According to this version of history, Coinneach Odhar was born in Uig on the Isle of Lewis. He later moved to Easter Ross and lived near Loch Ussie between Strathpeffer and Dingwall, working as a labourer on the estates around Brahan Castle (which was demolished in 1953), seat of Earls of Seaforth. While working there, Coinneach Odhar was presumably spending his spare time making predictions to those around him, that were then passed by word of mouth over the following two centuries or so, until gathered together in 1877.

He certainly seems to have achieved a considerable reputation for his Second Sight. The story goes that in about 1675, Lady Isabella Seaforth, the wife of Kenneth Mor Mackenzie, 3rd Earl of Seaforth, summoned Coinneach Odhar and asked him to tell her news about her husband, who was in Paris at the time. He told her that her husband was well, but Lady Isabella proceeded to question him more closely about who her husband was with and what he was doing. When Coinneach Odhar eventually told her that he had seen her husband dallying in Paris with a lady who was more attractive than Lady Isabella herself, Lady Isabella flew into a fury and chose to blame the messenger for news she believed to be true. She accused Coinneach Odhar of defaming her husband, and had him taken to Chanonry Point near Fortrose and burned alive in a barrel of tar. A plaque and a stone mark the spot where this is said to have taken place.

There are a number of problems with this story. The first is that no-one at the time saw fit to record what had happened, and it is especially significant that no mention, of what would have been a major talking point in the wider area, is made in the diaries of the Brodie family of Brodie Castle, a family that had little reason to like Lady Isabella Seaforth. The minister of a nearby parish also kept a diary during this period, and, again, made no mention of an event he would certainly have known about and would have had strong views about.

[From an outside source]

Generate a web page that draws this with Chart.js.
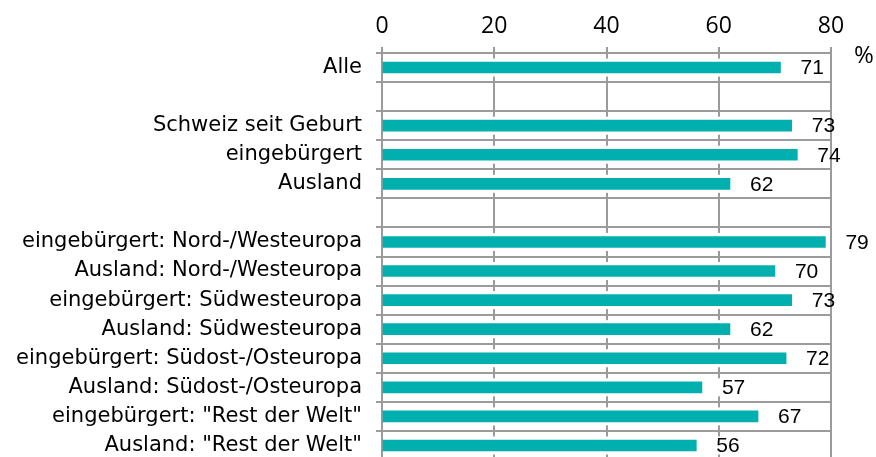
<!DOCTYPE html>
<html>
<head>
<meta charset="utf-8">
<script src="https://cdn.jsdelivr.net/npm/chart.js@4"></script>
<style>
  html, body { margin: 0; padding: 0; background: #fff; overflow: hidden; }
  #chart { display: block; }
</style>
</head>
<body>
<canvas id="chart" width="876" height="462"></canvas>
<script>
// Kategorien (leere Einträge = Abstandszeilen)
const kategorien = [
  'Alle',
  '',
  'Schweiz seit Geburt',
  'eingebürgert',
  'Ausland',
  '',
  'eingebürgert: Nord-/Westeuropa',
  'Ausland: Nord-/Westeuropa',
  'eingebürgert: Südwesteuropa',
  'Ausland: Südwesteuropa',
  'eingebürgert: Südost-/Osteuropa',
  'Ausland: Südost-/Osteuropa',
  'eingebürgert: "Rest der Welt"',
  'Ausland: "Rest der Welt"'
];
const werte = [71, null, 73, 74, 62, null, 79, 70, 73, 62, 72, 57, 67, 56];
const xTicks = [0, 20, 40, 60, 80];
const einheit = '%';

const gridFarbe = '#9b9b9b';
const balkenFarbe = '#00AFAE';

// weisse Bänder hinter den Balken (verdecken die senkrechten Gitterlinien)
const baenderPlugin = {
  id: 'baender',
  beforeDatasetsDraw(chart) {
    const ctx = chart.ctx;
    const area = chart.chartArea;
    const meta = chart.getDatasetMeta(0);
    ctx.save();
    ctx.fillStyle = '#fff';
    meta.data.forEach((el, i) => {
      if (werte[i] == null) return;
      ctx.fillRect(area.left + 1, el.y - 9, area.right - area.left - 2, 18);
    });
    ctx.restore();
  }
};

// Werte rechts neben den Balken + Prozentzeichen
const beschriftungPlugin = {
  id: 'beschriftung',
  afterDatasetsDraw(chart) {
    const ctx = chart.ctx;
    const area = chart.chartArea;
    const meta = chart.getDatasetMeta(0);
    ctx.save();
    ctx.fillStyle = '#000';
    ctx.font = '21px "Liberation Sans", Arial, sans-serif';
    ctx.textAlign = 'left';
    ctx.textBaseline = 'middle';
    meta.data.forEach((el, i) => {
      if (werte[i] == null) return;
      ctx.fillText(String(werte[i]), el.x + 20, el.y + 1);
    });
    ctx.font = '24px "Open Sans", sans-serif';
    ctx.textAlign = 'center';
    ctx.fillText(einheit, area.right + 33, area.top + 3);
    ctx.restore();
  }
};

new Chart(document.getElementById('chart'), {
  type: 'bar',
  data: {
    labels: kategorien,
    datasets: [{
      data: werte,
      backgroundColor: balkenFarbe,
      barThickness: 11
    }]
  },
  options: {
    indexAxis: 'y',
    responsive: false,
    animation: false,
    layout: { padding: { left: 0, right: 45, top: 0, bottom: 2 } },
    plugins: {
      legend: { display: false },
      tooltip: { enabled: false }
    },
    scales: {
      x: {
        position: 'top',
        min: 0,
        max: 80,
        afterBuildTicks: (scale) => { scale.ticks = xTicks.map(v => ({ value: v })); },
        afterFit: (scale) => {
          scale.height = 53;
          scale.paddingLeft = 0;
          scale.paddingRight = 0;
        },
        ticks: {
          color: '#000',
          padding: 7,
          font: { family: '"Open Sans", sans-serif', size: 23 }
        },
        grid: { color: gridFarbe, lineWidth: 2, tickLength: 6 },
        border: { color: gridFarbe, width: 2 }
      },
      y: {
        afterFit: (scale) => {
          scale.width = 382;
          scale.paddingTop = 0;
          scale.paddingBottom = 0;
        },
        ticks: {
          color: '#000',
          padding: 14,
          autoSkip: false,
          font: { family: '"DejaVu Sans", sans-serif', size: 21 }
        },
        grid: { color: gridFarbe, lineWidth: 2, tickLength: 6, offset: true },
        border: { color: gridFarbe, width: 2 }
      }
    }
  },
  plugins: [baenderPlugin, beschriftungPlugin]
});
</script>
</body>
</html>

So who was Coinneach Odhar? Take things back a century further, to the 1560s. Catherine Ross of Balnagowan married Robert Mor Munro of Foulis. Robert had six children by his first wife, and Catherine gave him six more. Catherine was keen that her sons should inherit her husband's wealth and titles rather than their older step-brothers. She therefore allegedly recruited 26 witches to do away with the opposition. When that didn't work, she obtained the poison she needed to do the job from Coinneach Odhar or Keanoch Ower or Kennoch Owir, who seems to have been some sort of local mystic or healer. Catherine apparently achieved some of her aims, but failed to cover her tracks. In October 1577 a warrant was issued in Edinburgh for the arrest of 26 women and 6 men for "diabolical practices of magic, enchantment, murder, homicide and other offences". A trial followed in January 1578, and following that at least two of the women involved were burned as witches at Chanonry Point. It is not certain what became of Coinneach Odhar, but he may have been executed at the same time.

Pulling these rather contradictory strands together suggests that when Alexander Mackenzie was gathering material for his 1877 book, The Prophecies of the Brahan Seer he uncovered a garbled version of the story involving Catherine Ross of Balnagowan and Coinneach Odhar, displaced it forwards in time by a century, and introduced Lady Isabella Seaforth as the anti-heroine. Having constructed a credible biography for his Brahan Seer, Alexander Mackenzie then attributed to him every prophecy he had come across during his research into oral folk-tales: though, in fairness to Mackenzie, most had already become attached to Coinneach Odhar.

And what of the prophecies of the Brahan Seer? There have to be question marks raised because these prophecies were, at best, kept alive by word of mouth for at least two hundred years before being committed to paper: and some simply seem to fall within the category of what today would be called "urban myth". In particular, at the time of his execution by Lady Isabella Seaforth, the Seer was said to have made a number of prophecies about her family and about Brahan Castle, which many believe have since come true. If Coinneach Odhar had actually lived in the 1500s, then he had no reason to make this group of prophecies: indeed, Brahan Castle was only built in the early 1600s.

On the other hand, however, even if you take the most cynical view, that you can't absolutely rely on any particular prophecy having existed before 1877, there are a number which many believe to have come true since. Here, as with Nostradamus, it comes down to personal belief about whether any particular set of word applies to a particular modern event... or not. On balance, we are struck by the fact that "predictions" said to be made about events before the late 1800s (such as the Battle of Culloden and Strathpeffer becoming a health spa) are expressed in a much more specific way than those which are said to relate to events since then. At very best, it seems to us that in writing his bestselling book in 1877, Alexander Mackenzie tightened up some of the prophecies he had uncovered in the oral tradition using the benefit of hindsight: at worst he simply spiced-up his book to make it sell better by adding in some invented "predictions" obviously relating to events that took place after Coinneach Odhar's death but before 1877.